===== Information supplied
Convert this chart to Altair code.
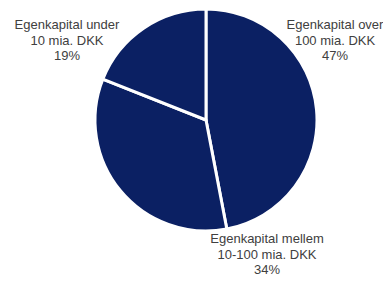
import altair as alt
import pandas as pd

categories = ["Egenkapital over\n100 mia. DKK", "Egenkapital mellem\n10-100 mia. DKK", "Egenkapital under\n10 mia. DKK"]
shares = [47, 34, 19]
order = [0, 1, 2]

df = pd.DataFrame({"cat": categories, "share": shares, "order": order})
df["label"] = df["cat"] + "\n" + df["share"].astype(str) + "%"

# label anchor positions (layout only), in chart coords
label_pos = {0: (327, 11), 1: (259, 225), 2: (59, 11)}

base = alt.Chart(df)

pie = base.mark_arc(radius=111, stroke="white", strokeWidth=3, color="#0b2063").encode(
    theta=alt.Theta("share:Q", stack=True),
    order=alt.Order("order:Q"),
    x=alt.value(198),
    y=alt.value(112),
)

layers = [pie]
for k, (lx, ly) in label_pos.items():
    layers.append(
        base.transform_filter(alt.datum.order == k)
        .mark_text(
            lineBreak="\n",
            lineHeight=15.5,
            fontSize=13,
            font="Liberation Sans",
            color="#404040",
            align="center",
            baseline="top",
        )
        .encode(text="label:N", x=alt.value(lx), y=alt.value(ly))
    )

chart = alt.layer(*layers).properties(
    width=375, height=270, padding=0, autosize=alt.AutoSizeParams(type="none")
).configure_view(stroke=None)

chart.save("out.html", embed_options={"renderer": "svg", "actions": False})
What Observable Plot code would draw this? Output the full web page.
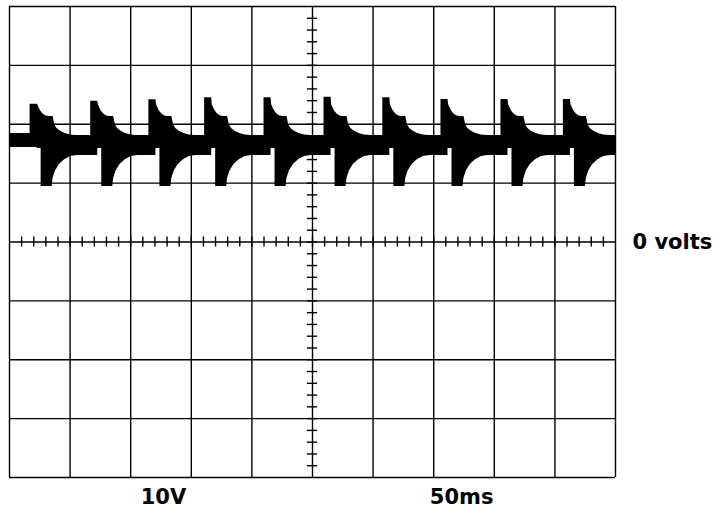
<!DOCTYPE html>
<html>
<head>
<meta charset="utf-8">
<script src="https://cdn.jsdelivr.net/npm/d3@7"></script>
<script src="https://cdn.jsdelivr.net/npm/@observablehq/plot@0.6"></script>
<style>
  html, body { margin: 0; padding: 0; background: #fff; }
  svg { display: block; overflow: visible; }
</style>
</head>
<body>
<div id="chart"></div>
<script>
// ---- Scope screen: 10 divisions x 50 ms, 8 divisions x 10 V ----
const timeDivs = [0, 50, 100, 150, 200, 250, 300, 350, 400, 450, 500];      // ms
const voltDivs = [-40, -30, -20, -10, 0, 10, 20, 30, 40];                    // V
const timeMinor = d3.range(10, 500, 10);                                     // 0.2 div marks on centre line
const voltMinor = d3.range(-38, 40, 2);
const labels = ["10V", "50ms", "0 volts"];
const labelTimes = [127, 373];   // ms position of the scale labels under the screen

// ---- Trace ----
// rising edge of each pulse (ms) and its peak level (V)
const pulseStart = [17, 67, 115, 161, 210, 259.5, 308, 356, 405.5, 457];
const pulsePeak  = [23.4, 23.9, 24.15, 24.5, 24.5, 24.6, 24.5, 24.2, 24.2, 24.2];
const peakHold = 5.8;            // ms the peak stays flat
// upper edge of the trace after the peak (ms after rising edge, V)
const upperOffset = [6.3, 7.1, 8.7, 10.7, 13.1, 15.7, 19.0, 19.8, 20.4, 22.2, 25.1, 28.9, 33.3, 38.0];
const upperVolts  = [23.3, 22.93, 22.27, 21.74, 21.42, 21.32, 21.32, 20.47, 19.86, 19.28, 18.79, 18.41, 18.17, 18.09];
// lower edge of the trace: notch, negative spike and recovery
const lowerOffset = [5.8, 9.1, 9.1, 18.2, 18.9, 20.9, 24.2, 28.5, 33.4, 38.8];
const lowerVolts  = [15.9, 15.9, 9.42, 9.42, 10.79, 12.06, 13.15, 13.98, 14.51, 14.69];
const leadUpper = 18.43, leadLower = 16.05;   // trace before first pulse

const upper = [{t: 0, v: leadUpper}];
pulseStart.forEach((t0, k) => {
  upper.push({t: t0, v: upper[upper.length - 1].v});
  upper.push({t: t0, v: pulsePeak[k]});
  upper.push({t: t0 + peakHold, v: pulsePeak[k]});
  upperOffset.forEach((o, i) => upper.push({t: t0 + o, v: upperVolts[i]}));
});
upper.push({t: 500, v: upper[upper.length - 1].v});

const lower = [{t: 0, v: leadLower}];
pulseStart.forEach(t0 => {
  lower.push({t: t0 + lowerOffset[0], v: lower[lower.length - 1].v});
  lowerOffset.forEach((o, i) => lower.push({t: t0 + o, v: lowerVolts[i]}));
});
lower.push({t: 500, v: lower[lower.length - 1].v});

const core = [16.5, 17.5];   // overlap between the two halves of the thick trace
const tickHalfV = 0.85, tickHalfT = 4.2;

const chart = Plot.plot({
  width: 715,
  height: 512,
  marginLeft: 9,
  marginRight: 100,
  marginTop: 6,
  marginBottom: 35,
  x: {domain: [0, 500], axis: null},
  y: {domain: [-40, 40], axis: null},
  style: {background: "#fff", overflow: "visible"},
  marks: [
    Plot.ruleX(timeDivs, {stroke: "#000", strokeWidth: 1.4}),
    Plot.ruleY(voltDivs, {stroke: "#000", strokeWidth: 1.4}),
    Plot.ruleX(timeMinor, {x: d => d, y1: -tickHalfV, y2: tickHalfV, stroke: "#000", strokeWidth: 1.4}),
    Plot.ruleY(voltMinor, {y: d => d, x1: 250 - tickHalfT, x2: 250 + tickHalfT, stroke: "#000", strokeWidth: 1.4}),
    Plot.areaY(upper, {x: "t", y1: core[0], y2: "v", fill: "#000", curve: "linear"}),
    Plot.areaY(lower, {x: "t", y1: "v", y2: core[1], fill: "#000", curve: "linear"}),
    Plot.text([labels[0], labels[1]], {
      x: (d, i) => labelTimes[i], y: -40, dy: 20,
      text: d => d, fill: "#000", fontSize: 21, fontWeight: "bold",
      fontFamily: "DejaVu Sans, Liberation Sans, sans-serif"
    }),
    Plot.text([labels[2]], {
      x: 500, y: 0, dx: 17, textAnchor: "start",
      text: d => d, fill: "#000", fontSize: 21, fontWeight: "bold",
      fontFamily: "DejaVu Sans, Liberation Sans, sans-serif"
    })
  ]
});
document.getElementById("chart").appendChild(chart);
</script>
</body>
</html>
==========
## Prompt
Retype the listing exactly. Pictures do not belong in the copy.

## Solution for this exercise
Convert this chart to Altair code.
import altair as alt
import pandas as pd

categories = ["Egenkapital over\n100 mia. DKK", "Egenkapital mellem\n10-100 mia. DKK", "Egenkapital under\n10 mia. DKK"]
shares = [47, 34, 19]
order = [0, 1, 2]

df = pd.DataFrame({"cat": categories, "share": shares, "order": order})
df["label"] = df["cat"] + "\n" + df["share"].astype(str) + "%"

# label anchor positions (layout only), in chart coords
label_pos = {0: (327, 11), 1: (259, 225), 2: (59, 11)}

base = alt.Chart(df)

pie = base.mark_arc(radius=111, stroke="white", strokeWidth=3, color="#0b2063").encode(
    theta=alt.Theta("share:Q", stack=True),
    order=alt.Order("order:Q"),
    x=alt.value(198),
    y=alt.value(112),
)

layers = [pie]
for k, (lx, ly) in label_pos.items():
    layers.append(
        base.transform_filter(alt.datum.order == k)
        .mark_text(
            lineBreak="\n",
            lineHeight=15.5,
            fontSize=13,
            font="Liberation Sans",
            color="#404040",
            align="center",
            baseline="top",
        )
        .encode(text="label:N", x=alt.value(lx), y=alt.value(ly))
    )

chart = alt.layer(*layers).properties(
    width=375, height=270, padding=0, autosize=alt.AutoSizeParams(type="none")
).configure_view(stroke=None)

chart.save("out.html", embed_options={"renderer": "svg", "actions": False})
What Observable Plot code would draw this? Output the full web page.
<!DOCTYPE html>
<html>
<head>
<meta charset="utf-8">
<script src="https://cdn.jsdelivr.net/npm/d3@7"></script>
<script src="https://cdn.jsdelivr.net/npm/@observablehq/plot@0.6"></script>
<style>
  html, body { margin: 0; padding: 0; background: #fff; }
  svg { display: block; overflow: visible; }
</style>
</head>
<body>
<div id="chart"></div>
<script>
// ---- Scope screen: 10 divisions x 50 ms, 8 divisions x 10 V ----
const timeDivs = [0, 50, 100, 150, 200, 250, 300, 350, 400, 450, 500];      // ms
const voltDivs = [-40, -30, -20, -10, 0, 10, 20, 30, 40];                    // V
const timeMinor = d3.range(10, 500, 10);                                     // 0.2 div marks on centre line
const voltMinor = d3.range(-38, 40, 2);
const labels = ["10V", "50ms", "0 volts"];
const labelTimes = [127, 373];   // ms position of the scale labels under the screen

// ---- Trace ----
// rising edge of each pulse (ms) and its peak level (V)
const pulseStart = [17, 67, 115, 161, 210, 259.5, 308, 356, 405.5, 457];
const pulsePeak  = [23.4, 23.9, 24.15, 24.5, 24.5, 24.6, 24.5, 24.2, 24.2, 24.2];
const peakHold = 5.8;            // ms the peak stays flat
// upper edge of the trace after the peak (ms after rising edge, V)
const upperOffset = [6.3, 7.1, 8.7, 10.7, 13.1, 15.7, 19.0, 19.8, 20.4, 22.2, 25.1, 28.9, 33.3, 38.0];
const upperVolts  = [23.3, 22.93, 22.27, 21.74, 21.42, 21.32, 21.32, 20.47, 19.86, 19.28, 18.79, 18.41, 18.17, 18.09];
// lower edge of the trace: notch, negative spike and recovery
const lowerOffset = [5.8, 9.1, 9.1, 18.2, 18.9, 20.9, 24.2, 28.5, 33.4, 38.8];
const lowerVolts  = [15.9, 15.9, 9.42, 9.42, 10.79, 12.06, 13.15, 13.98, 14.51, 14.69];
const leadUpper = 18.43, leadLower = 16.05;   // trace before first pulse

const upper = [{t: 0, v: leadUpper}];
pulseStart.forEach((t0, k) => {
  upper.push({t: t0, v: upper[upper.length - 1].v});
  upper.push({t: t0, v: pulsePeak[k]});
  upper.push({t: t0 + peakHold, v: pulsePeak[k]});
  upperOffset.forEach((o, i) => upper.push({t: t0 + o, v: upperVolts[i]}));
});
upper.push({t: 500, v: upper[upper.length - 1].v});

const lower = [{t: 0, v: leadLower}];
pulseStart.forEach(t0 => {
  lower.push({t: t0 + lowerOffset[0], v: lower[lower.length - 1].v});
  lowerOffset.forEach((o, i) => lower.push({t: t0 + o, v: lowerVolts[i]}));
});
lower.push({t: 500, v: lower[lower.length - 1].v});

const core = [16.5, 17.5];   // overlap between the two halves of the thick trace
const tickHalfV = 0.85, tickHalfT = 4.2;

const chart = Plot.plot({
  width: 715,
  height: 512,
  marginLeft: 9,
  marginRight: 100,
  marginTop: 6,
  marginBottom: 35,
  x: {domain: [0, 500], axis: null},
  y: {domain: [-40, 40], axis: null},
  style: {background: "#fff", overflow: "visible"},
  marks: [
    Plot.ruleX(timeDivs, {stroke: "#000", strokeWidth: 1.4}),
    Plot.ruleY(voltDivs, {stroke: "#000", strokeWidth: 1.4}),
    Plot.ruleX(timeMinor, {x: d => d, y1: -tickHalfV, y2: tickHalfV, stroke: "#000", strokeWidth: 1.4}),
    Plot.ruleY(voltMinor, {y: d => d, x1: 250 - tickHalfT, x2: 250 + tickHalfT, stroke: "#000", strokeWidth: 1.4}),
    Plot.areaY(upper, {x: "t", y1: core[0], y2: "v", fill: "#000", curve: "linear"}),
    Plot.areaY(lower, {x: "t", y1: "v", y2: core[1], fill: "#000", curve: "linear"}),
    Plot.text([labels[0], labels[1]], {
      x: (d, i) => labelTimes[i], y: -40, dy: 20,
      text: d => d, fill: "#000", fontSize: 21, fontWeight: "bold",
      fontFamily: "DejaVu Sans, Liberation Sans, sans-serif"
    }),
    Plot.text([labels[2]], {
      x: 500, y: 0, dx: 17, textAnchor: "start",
      text: d => d, fill: "#000", fontSize: 21, fontWeight: "bold",
      fontFamily: "DejaVu Sans, Liberation Sans, sans-serif"
    })
  ]
});
document.getElementById("chart").appendChild(chart);
</script>
</body>
</html>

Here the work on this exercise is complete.